Honestly I've learned more playing around on my own than I did at university. Lectures really aren't for everyone, it's a really old-fashioned, outdated learning style. Whilst secondary schools have progressed hugely, university's have stayed with the sit their and suck up knowledge approach. Which sucks for me, because I learn by doing things. I guess I learned a lot from labs, and doing projects, which were awesome. But sitting there in a lecture just felt so removed from what I was actually supposed to be learning about. Combine that with ADHD and I don't think I'll be graduating in the next few months :( A lot is my fault, but I really can't stand lectures, unless the lecturer is exceptionally engaging.


I have no data to back this up, but perhaps the reason college tuition has increased tenfold in the past 30 years is that the government (especially US state governments) is subsidizing it less and less... I work for a university (two different ones in the past 12 years), and there is less and less money from the state going into education.

I also think we need to start looking at the $40K college education vs. the $160K college education. Unless you want to be a corporate executive, do you really need to go to Yale, Harvard, Stanford, etc? I think PG once wrote that there is no correlation between going to a very expensive school and being a successful startup founder...


While I don't have data to cite right now either, a decrease in government subsidies is more likely to push prices DOWN, all else being equal. Increasing loan disbursements will, effectively, increase the available money supply in that market (of young adults entering college); and significant increases in money supply are by themselves inflationary, i.e. tend to push prices up.

To help see why, imagine you have one apple to sell. Alice and Bill are quite hungry, and both have $5 to spend. The maximum you can get from selling your apple is $5, because that's all either has to offer.

Suppose I come along and loan $20 each to Alice and Bill. Now if one offers $5, the other has the power to outbid.

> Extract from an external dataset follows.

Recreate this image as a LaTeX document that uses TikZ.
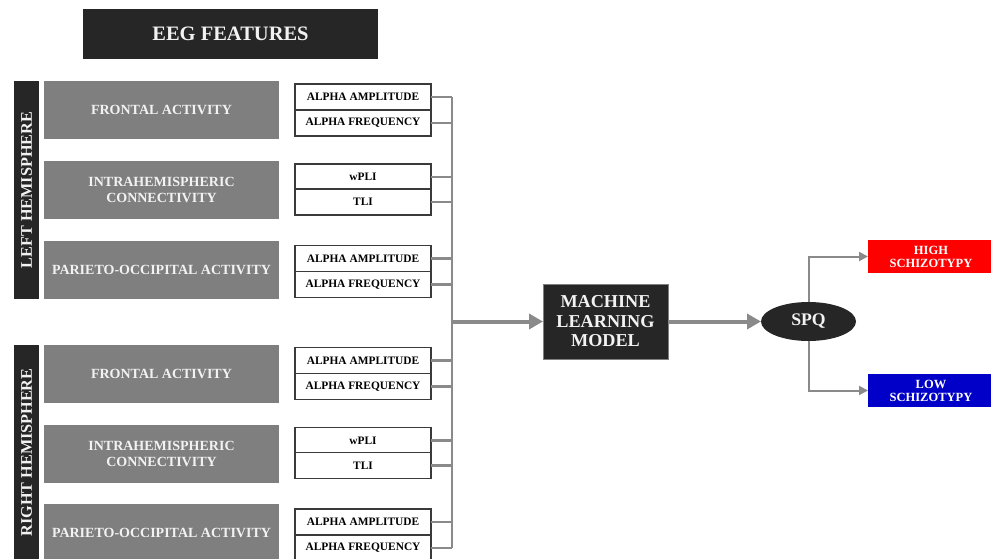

This new situation certainly won't DECREASE the amount of money you'll finally get for the apple, and could in fact end up dramatically increasing your profits.

This is oversimplified, but illustrates the legitimate macroeconomic essence, I think.

Of course, we have to qualify this with "all else being equal", which the real world is too messy for. I thought total student loan payouts in the USA had been increasing on average the past few decades, but don't know for sure: can anyone verify one way or another? The best I could quickly find is the "Average Debt Over Time" chart here:

http://projectonstudentdebt.org/files/File/Debt_Facts_and_So...


Update: while government-sponsored student loans can be considered a form of subsidy, I realize now you were referring to something else, lr. So, my comment is kind of tangential to your point :)


> [Peter Thiel's Stanford education got him] a job trading derivatives at Credit Suisse before he returned West to join the Internet rush.

Thiel got this job by taking a math test and getting all the answers right.


While the article has it's points, Altucher complaining about $200k for a college education is stupid. For every Stanford or Harvard out there, there's a Berkeley, UW Madison, U Washington, Virginia Tech, Georgia Tech, Ann Arbor, etc.


My GT degree cost ~$60k in the early 2000s. If you started today, it'd be north of $100k.